__Do this__.
Nothing but the lines from the top of the data to the line holding "var addLabel = 'إضافة إلى المخزون';" should be printed, word for word and both ends included; leave the pictures out.

:: Supplied material

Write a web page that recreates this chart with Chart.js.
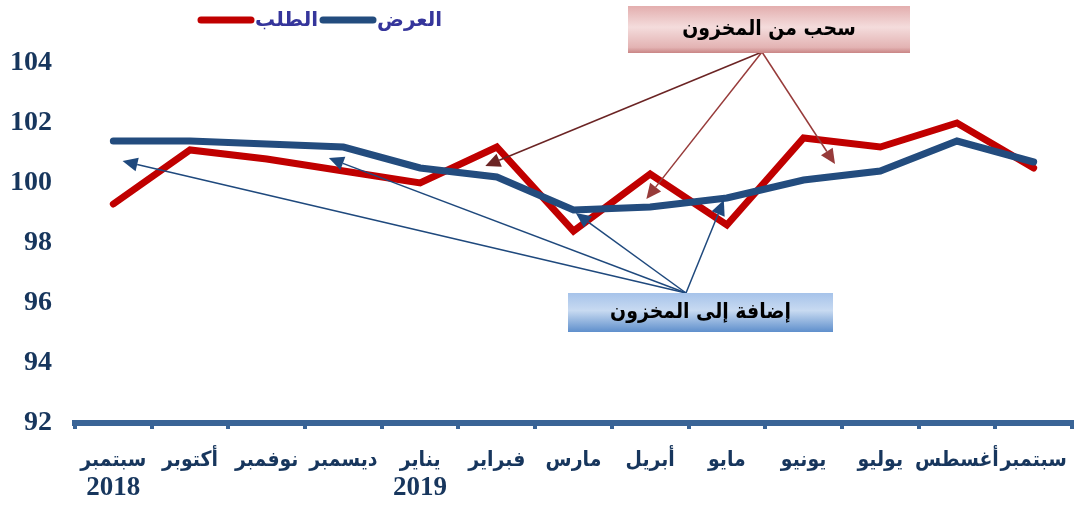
<!DOCTYPE html>
<html>
<head>
<meta charset="utf-8">
<script src="https://cdn.jsdelivr.net/npm/chart.js@4.4.1/dist/chart.umd.min.js"></script>
<style>
  html, body { margin: 0; padding: 0; background: #fff; }
  #wrap { width: 1074px; height: 506px; position: relative; }
</style>
</head>
<body>
<div id="wrap"><canvas id="myChart"></canvas></div>
<script>
// الأشهر
var months = ['سبتمبر', 'أكتوبر', 'نوفمبر', 'ديسمبر', 'يناير', 'فبراير', 'مارس', 'أبريل', 'مايو', 'يونيو', 'يوليو', 'أغسطس', 'سبتمبر'];
var years = ['2018', '', '', '', '2019', '', '', '', '', '', '', '', ''];
// الطلب
var demand = [99.3, 101.1, 100.8, 100.4, 100.0, 101.2, 98.4, 100.3, 98.6, 101.5, 101.2, 102.0, 100.5];
// العرض
var supply = [101.4, 101.4, 101.3, 101.2, 100.5, 100.2, 99.1, 99.2, 99.5, 100.1, 100.4, 101.4, 100.7];
var yTicks = [92, 94, 96, 98, 100, 102, 104];

// نهايات الأسهم (فهرس الشهر، القيمة)
var withdrawTargets = [[4.85, 100.57], [6.95, 99.47], [9.41, 100.63]];
var addTargets = [[0.12, 100.73], [2.81, 100.83], [6.03, 99.0], [7.96, 99.43]];
var withdrawLabel = 'سحب من المخزون';
var addLabel = 'إضافة إلى المخزون';

function arrow(ctx, x1, y1, x2, y2, color) {
    var a = Math.atan2(y2 - y1, x2 - x1);
    var len = 15, w = 7;
    var bx = x2 - len * Math.cos(a), by = y2 - len * Math.sin(a);
    ctx.strokeStyle = color;
    ctx.fillStyle = color;
    ctx.lineWidth = 1.5;
    ctx.beginPath();
    ctx.moveTo(x1, y1);
    ctx.lineTo(bx, by);
    ctx.stroke();
    ctx.beginPath();
    ctx.moveTo(x2, y2);
    ctx.lineTo(bx + w * Math.sin(a), by - w * Math.cos(a));
    ctx.lineTo(bx - w * Math.sin(a), by + w * Math.cos(a));
    ctx.closePath();
    ctx.fill();
}

function box(ctx, x, y, w, h, stops, text) {
    var g = ctx.createLinearGradient(0, y, 0, y + h);
    stops.forEach(function (s) { g.addColorStop(s[0], s[1]); });
    ctx.fillStyle = g;
    ctx.fillRect(x, y, w, h);
    ctx.fillStyle = '#000';
    ctx.font = "bold 21px 'DejaVu Sans Condensed', 'DejaVu Sans'";
    ctx.textAlign = 'center';
    ctx.textBaseline = 'middle';
    ctx.fillText(text, x + w / 2, y + h / 2);
}

var annotations = {
    id: 'annotations',
    afterDatasetsDraw: function (chart) {
        var ctx = chart.ctx, x = chart.scales.x, y = chart.scales.y;
        ctx.save();
        // أسهم السحب
        withdrawTargets.forEach(function (t, i) {
            arrow(ctx, 762, 52, x.getPixelForValue(t[0]), y.getPixelForValue(t[1]), i === 0 ? '#6B2424' : '#973B3A');
        });
        // أسهم الإضافة
        addTargets.forEach(function (t) {
            arrow(ctx, 686, 293, x.getPixelForValue(t[0]), y.getPixelForValue(t[1]), '#1F497D');
        });
        box(ctx, 628, 6, 282, 47, [[0, '#E3AEAE'], [0.45, '#F4DCDC'], [0.88, '#E3B3B3'], [1, '#C98585']], withdrawLabel);
        box(ctx, 568, 293, 265, 39, [[0, '#A6C3EA'], [0.45, '#C8DAF1'], [1, '#5F8FCC']], addLabel);

        // وسيلة الإيضاح
        var items = [
            { x: 198, ds: chart.data.datasets[0] },
            { x: 320, ds: chart.data.datasets[1] }
        ];
        ctx.lineCap = 'round';
        items.forEach(function (it) {
            ctx.strokeStyle = it.ds.borderColor;
            ctx.lineWidth = 7;
            ctx.beginPath();
            ctx.moveTo(it.x + 3, 20);
            ctx.lineTo(it.x + 53, 20);
            ctx.stroke();
            ctx.fillStyle = '#35359B';
            ctx.font = "bold 20px 'DejaVu Sans'";
            ctx.textAlign = 'left';
            ctx.textBaseline = 'alphabetic';
            ctx.fillText(it.ds.label, it.x + 57, 26);
        });

        // السنوات تحت الأشهر
        ctx.fillStyle = '#17365D';
        ctx.font = "bold 27px 'Liberation Serif'";
        ctx.textAlign = 'center';
        ctx.textBaseline = 'middle';
        years.forEach(function (yr, i) {
            if (yr) ctx.fillText(yr, x.getPixelForTick(i), 488);
        });
        ctx.restore();
    }
};

var ctx = document.getElementById('myChart').getContext('2d');
window.myChart = new Chart(ctx, {
    type: 'line',
    data: {
        labels: months,
        datasets: [{
            label: 'الطلب',
            data: demand,
            borderColor: '#C00000',
            borderWidth: 7,
            pointRadius: 0,
            borderCapStyle: 'round',
            borderJoinStyle: 'miter',
            fill: false,
            order: 1
        },
        {
            label: 'العرض',
            data: supply,
            borderColor: '#234C7E',
            borderWidth: 7,
            pointRadius: 0,
            borderCapStyle: 'round',
            borderJoinStyle: 'miter',
            fill: false,
            order: 0
        }]
    },
    options: {
        responsive: true,
        maintainAspectRatio: false,
        animation: false,
        layout: { padding: { top: 63, right: 2, left: 0, bottom: 0 } },
        plugins: {
            legend: { display: false },
            tooltip: { enabled: false }
        },
        scales: {
            x: {
                offset: true,
                afterFit: function (s) {
                    s.height = 83;
                    s.paddingLeft = 0;
                    s.paddingRight = 0;
                },
                grid: {
                    offset: true,
                    drawOnChartArea: false,
                    drawTicks: true,
                    tickLength: 6,
                    lineWidth: 4,
                    color: '#3A6496'
                },
                border: { display: true, width: 6, color: '#3A6496' },
                ticks: {
                    autoSkip: false,
                    maxRotation: 0,
                    padding: 19,
                    color: '#17365D',
                    font: { family: "'DejaVu Sans Condensed', 'DejaVu Sans'", size: 21, weight: 'bold' }
                }
            },
            y: {
                min: 92,
                max: 104,
                afterFit: function (s) { s.width = 75; },
                afterBuildTicks: function (s) { s.ticks = yTicks.map(function (v) { return { value: v }; }); },
                grid: { display: false },
                border: { display: false },
                ticks: {
                    padding: 15,
                    color: '#17365D',
                    font: { family: "'Liberation Serif'", size: 28, weight: 'bold' }
                }
            }
        }
    },
    plugins: [annotations]
});
</script>
</body>
</html>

::::

__Answer to the task__.
Write a web page that recreates this chart with Chart.js.
<!DOCTYPE html>
<html>
<head>
<meta charset="utf-8">
<script src="https://cdn.jsdelivr.net/npm/chart.js@4.4.1/dist/chart.umd.min.js"></script>
<style>
  html, body { margin: 0; padding: 0; background: #fff; }
  #wrap { width: 1074px; height: 506px; position: relative; }
</style>
</head>
<body>
<div id="wrap"><canvas id="myChart"></canvas></div>
<script>
// الأشهر
var months = ['سبتمبر', 'أكتوبر', 'نوفمبر', 'ديسمبر', 'يناير', 'فبراير', 'مارس', 'أبريل', 'مايو', 'يونيو', 'يوليو', 'أغسطس', 'سبتمبر'];
var years = ['2018', '', '', '', '2019', '', '', '', '', '', '', '', ''];
// الطلب
var demand = [99.3, 101.1, 100.8, 100.4, 100.0, 101.2, 98.4, 100.3, 98.6, 101.5, 101.2, 102.0, 100.5];
// العرض
var supply = [101.4, 101.4, 101.3, 101.2, 100.5, 100.2, 99.1, 99.2, 99.5, 100.1, 100.4, 101.4, 100.7];
var yTicks = [92, 94, 96, 98, 100, 102, 104];

// نهايات الأسهم (فهرس الشهر، القيمة)
var withdrawTargets = [[4.85, 100.57], [6.95, 99.47], [9.41, 100.63]];
var addTargets = [[0.12, 100.73], [2.81, 100.83], [6.03, 99.0], [7.96, 99.43]];
var withdrawLabel = 'سحب من المخزون';
var addLabel = 'إضافة إلى المخزون';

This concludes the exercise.